What inflation rate the Fed prefers “is not fully known by private agents,” Bernanke said in a speech to the National Bureau of Economic Research. “Long-run inflation expectations do vary over time. They are not perfectly anchored.”

He defined “anchored” inflation expectations as a condition where relative prices change, though overall prices remain stable in the event of a supply shock such as higher energy costs.

Variability in the public’s outlook raises “issues of credibility and institutional design,” he said. Bernanke has sought to de personalize policymaking and commissioned a study on Fed communication a year ago.
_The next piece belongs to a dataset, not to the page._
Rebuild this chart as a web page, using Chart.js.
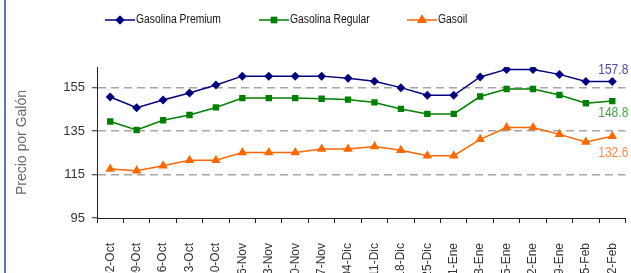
<!DOCTYPE html>
<html>
<head>
<meta charset="utf-8">
<title>Precio por Galón</title>
<script src="https://cdn.jsdelivr.net/npm/chart.js"></script>
<style>
  html, body { margin: 0; padding: 0; background: #fff; overflow: hidden; }
  #wrap { position: relative; width: 631px; height: 273px; overflow: hidden; }
  #edge { position: absolute; left: 4px; top: 0; width: 2px; height: 273px; background: #5a7aa6; z-index: 2; }
  #box { position: absolute; left: 0; top: 0; width: 631px; height: 310px; }
</style>
</head>
<body>
<div id="wrap">
  <div id="edge"></div>
  <div id="box"><canvas id="chart"></canvas></div>
</div>
<script>
// weekly dates
const weeks = ['02-Oct', '09-Oct', '16-Oct', '23-Oct', '30-Oct', '06-Nov', '13-Nov', '20-Nov', '27-Nov',
  '04-Dic', '11-Dic', '18-Dic', '25-Dic', '01-Ene', '08-Ene', '15-Ene', '22-Ene', '29-Ene', '05-Feb', '12-Feb'];

const premium = [150.7, 145.8, 149.3, 152.5, 156.2, 160.3, 160.3, 160.3, 160.3, 159.3,
  157.9, 155.0, 151.5, 151.5, 159.9, 163.4, 163.4, 161.1, 157.8, 157.8];
const regular = [139.4, 135.5, 140.0, 142.4, 145.9, 150.2, 150.2, 150.2, 149.9, 149.5,
  148.2, 145.2, 142.9, 142.9, 150.9, 154.4, 154.4, 151.6, 147.8, 148.8];
const gasoil = [117.6, 116.7, 119.0, 121.6, 121.6, 125.1, 125.1, 125.1, 126.8, 126.8,
  127.9, 126.2, 123.7, 123.7, 131.2, 136.6, 136.6, 133.5, 130.0, 132.6];

const yTicks = [95, 115, 135, 155];
const seriesNames = ['Gasolina Premium', 'Gasolina Regular', 'Gasoil'];

const lineColors = ['#000080', '#008000', '#ff6600'];
const labelColors = ['#4b4bb0', '#45a845', '#ff8a4a'];
const markers = ['rectRot', 'rect', 'triangle'];
const markerSize = [4.5, 4.5, 5.5];

// the original uses a narrow face; squeeze regular text horizontally
function narrowText(ctx, text, x, y, squeeze) {
  ctx.save();
  ctx.translate(x, y);
  ctx.scale(squeeze, 1);
  ctx.fillText(text, 0, 0);
  ctx.restore();
}

// legend: line + marker + text, drawn at the top
const legendPos = [105, 259, 407];
const legendLine = {
  id: 'legendLine',
  afterDraw(chart) {
    const ctx = chart.ctx;
    ctx.save();
    chart.data.datasets.forEach((ds, i) => {
      const x = legendPos[i], y = 20;
      ctx.strokeStyle = ds.borderColor;
      ctx.lineWidth = 1.5;
      ctx.beginPath();
      ctx.moveTo(x, y);
      ctx.lineTo(x + 30, y);
      ctx.stroke();
      ctx.fillStyle = ds.borderColor;
      Chart.helpers.drawPoint(ctx, {pointStyle: ds.pointStyle, radius: ds.pointRadius, borderWidth: 0}, x + 15, y);
      ctx.fill();
      ctx.fillStyle = '#111';
      ctx.font = '12px "Liberation Sans", Arial, sans-serif';
      ctx.textAlign = 'left';
      ctx.textBaseline = 'middle';
      narrowText(ctx, ds.label, x + 31, y, 0.86);
    });
    ctx.restore();
  }
};

// value of the last week next to each line
const labelOffsets = [-11, 12, 17];
const lastValues = {
  id: 'lastValues',
  afterDatasetsDraw(chart) {
    const ctx = chart.ctx;
    ctx.save();
    ctx.font = '14px "Liberation Sans", Arial, sans-serif';
    ctx.textAlign = 'center';
    ctx.textBaseline = 'middle';
    chart.data.datasets.forEach((ds, i) => {
      const pts = chart.getDatasetMeta(i).data;
      const p = pts[pts.length - 1];
      ctx.fillStyle = labelColors[i];
      narrowText(ctx, ds.data[ds.data.length - 1].toFixed(1), p.x + 1, p.y + labelOffsets[i], 0.86);
    });
    ctx.restore();
  }
};

const series = [premium, regular, gasoil];

new Chart(document.getElementById('chart'), {
  type: 'line',
  data: {
    labels: weeks,
    datasets: series.map((d, i) => ({
      label: seriesNames[i],
      data: d,
      borderColor: lineColors[i],
      backgroundColor: lineColors[i],
      borderWidth: 1.5,
      pointStyle: markers[i],
      pointRadius: markerSize[i],
      pointBorderWidth: 0,
      tension: 0
    }))
  },
  options: {
    responsive: true,
    maintainAspectRatio: false,
    animation: false,
    events: [],
    layout: { padding: { left: 8, top: 67, right: 3, bottom: 0 } },
    plugins: { legend: { display: false }, tooltip: { enabled: false } },
    scales: {
      x: {
        offset: true,
        grid: { offset: true, drawOnChartArea: false, tickLength: 5, color: '#222' },
        border: { color: '#222', width: 1 },
        ticks: {
          color: '#333', padding: 20, minRotation: 90, maxRotation: 90, autoSkip: false,
          font: { family: '"Liberation Sans", Arial, sans-serif', size: 12 }
        },
        afterFit(s) {
          s.height = 92;
          s.paddingLeft = 0;
          s.paddingRight = 0;
        }
      },
      y: {
        min: 95,
        max: 164.5,
        afterBuildTicks(s) { s.ticks = yTicks.map(v => ({ value: v })); },
        grid: {
          color: ctx => ctx.tick && ctx.tick.value === 95 ? 'rgba(0,0,0,0)' : '#a6a6a6',
          lineWidth: 1.5,
          tickLength: 5,
          tickColor: '#222',
          tickWidth: 1,
          tickBorderDash: []
        },
        border: { color: '#222', width: 1, dash: [8, 5] },
        ticks: {
          color: '#333', padding: 7,
          font: { family: '"Liberation Sans", Arial, sans-serif', size: 13 }
        },
        title: {
          display: true,
          text: 'Precio por Galón',
          color: '#666',
          padding: { top: 6, bottom: 0 },
          font: { family: '"Liberation Sans", Arial, sans-serif', size: 14 }
        },
        afterFit(s) {
          s.width = 89;
          s.paddingTop = 0;
          s.paddingBottom = 0;
        }
      }
    }
  },
  plugins: [legendLine, lastValues]
});
</script>
</body>
</html>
As a Fed governor and academic, he was critical of the central bank for basing its credibility in the office of the chairman instead of the institution. Bernanke, who didn’t comment on the outlook for the economy or interest rates, still acknowledged that expectations are more tethered than they have been in the past.

“The sharp increases in energy prices over the past few years have not yet led either to persistent inflation or to a recession, in contrast, for example, to the U.S. experience of the 1970s,” Bernanke said. “Although inflation expectations seem much better anchored today than they were a few decades ago, they appear to remain imperfectly anchored.”

Bernanke also said that as long as price expectations are well anchored, the Fed is justified in using core measures of inflation, which exclude energy and food costs.

“If inflation expectations are well anchored, changes in energy and food prices should have relatively little influence on core inflation,” Bernanke said.

“The basic theme is, the Fed is committed to maintaining stable inflation expectations,” said Michael Darda, chief economist at MKM Partners LP in Greenwich, Conn.